Tuesday, September 30, 2008

I Come Not to Bury the Twins, But to Praise Them

Friends, Minnesotans, Whatevers--

I'm sure a lot of ink will be spilled about how this play-in game that the Twins lost 1-0 to the Chicago White Sox typified the problems with the team throughout the year. And it did typify a lot of them--squandering a great start from a young pitcher, who made one mistake his defense couldn't fix all game, giving up a homerun to stupid fat old jerk nice person Jim Thome. There may even be some who question the decision to send Cuddyer on the shallow fly to center that tested Ken Griffey's old arm, and found that arm to be up to the task.

But I'm not going to autopsy this game a whole lot; we've seen this game before, and it has been post-mortemified to death.

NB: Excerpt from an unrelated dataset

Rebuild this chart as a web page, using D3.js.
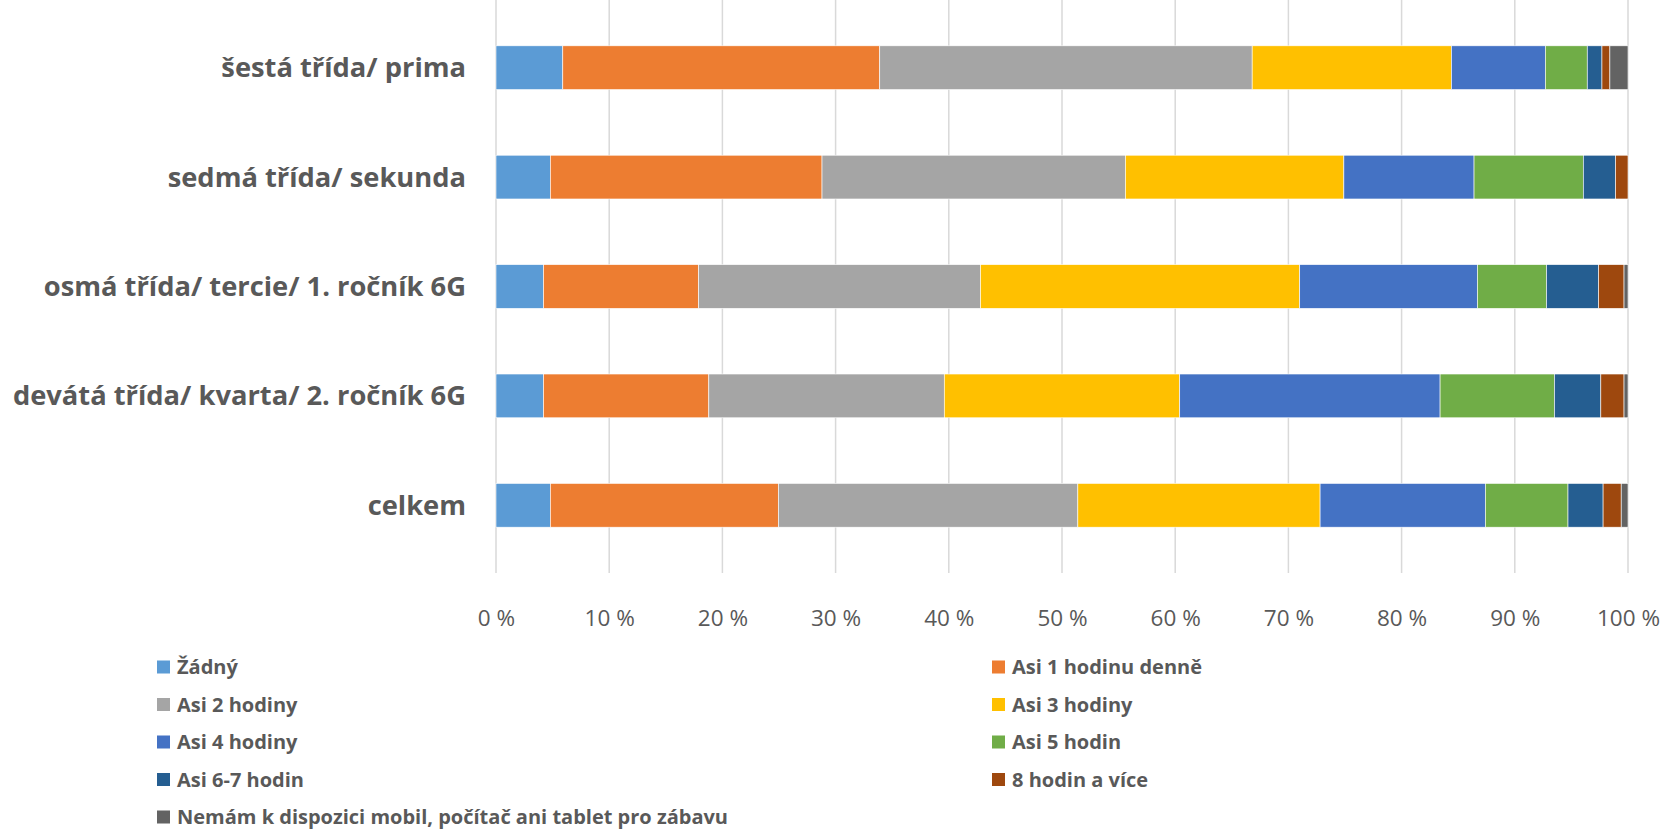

I just want to remind all the Twins fans out there that this team had no business being where they were tonight--tied for first place in the AL Central. Neither were the White Sox, but most national inkers were much less surprised by them--they are a team defined by the "One More Year" mantra--Thome, Griffey, Jermaine Dye, Paul Konerko, AJ Pierszinski--you are talking about cagey veterans who are very much on the downslope, which means that Chicago was built for now or never. (I imagine that when they tangle with the Rays, it will be never. Rays in 4!)

But this Twins team was not meant to challenge now because they are too young to challenge. The starting rotation started off without Liriano, the closest person they had to an ace on the team, and when he did first come up, he didn't stick around for long. Scotty Baker, after Livan Hernandez (who didn't finish with the team, after all), was the oldest pitcher in the rotation all year long, and he's all of 26. Nick Blackburn (0) (who pitched a gem tonight), Kevin Slowey (11) , and Glen Perkins (0) had between them less than 12 MLB starts prior to this year.

None of them hit 15 wins this year, but they all got close--Slowey (12), Perkins (12), Baker (11), Blackburn (11). Liriano came in (again) late and looked good at first, but sagged off in his last two starts, but we all know what he is capable of becoming if he can start locating his fastball. Baker was probably the closest thing to an ace this rotation had this year for good chunks of the year, and there's a good chance he's going to be lapped by a couple of his younger compatriots next year. Add to that rotation their most regular battery-mate, a young man in Joe Mauer, who was challenging for the batting title late into the season this year, yet again. He's all of 25 years old.

The rest of the hitting isn't much older. Cuddyer was going to be the relatively elder statesman of this line-up, at age 29, after cheap redemption free agents/trades inevitably washed out. This year's edition of washouts include Craig Monroe, Adam Everett, and Mike Lamb. They all had moments, but couldn't consistently perform well enough to hold off 23 year or 24 year olds. Really, neither could Cuddyer. His return to the line-up wasn't at the expense of the man who replaced him in right field, young, incredibly fast and talented Denard Span. Span, Gomez, and Delmon Young might make up one of the youngest regular Outfielding corps ever to take the field for the majority of the season in the modern era. Not a one has yet seen their 25th Birthday.

Add to that mix the surprising maturity of Alexi Casilla, the rather quiet but solid utility work of Brendan Harris, the resurgence of Nick Punto, and the MVP quality play of Justin Morneau (and forget transplanting his stats onto a NY team--put this whole team in Baltimore, Morneau is your MVP), you've got a very dangerous team for 2009, which it was always built to be in the first place.

So again, I come to praise the Twins, not to bury them. This was never meant to be their year. The fact that it was almost was--that's just gravy dammit. Even stupid fat fuck Tom Powers agrees with me, though his column is pretty much the work of someone using half their ass.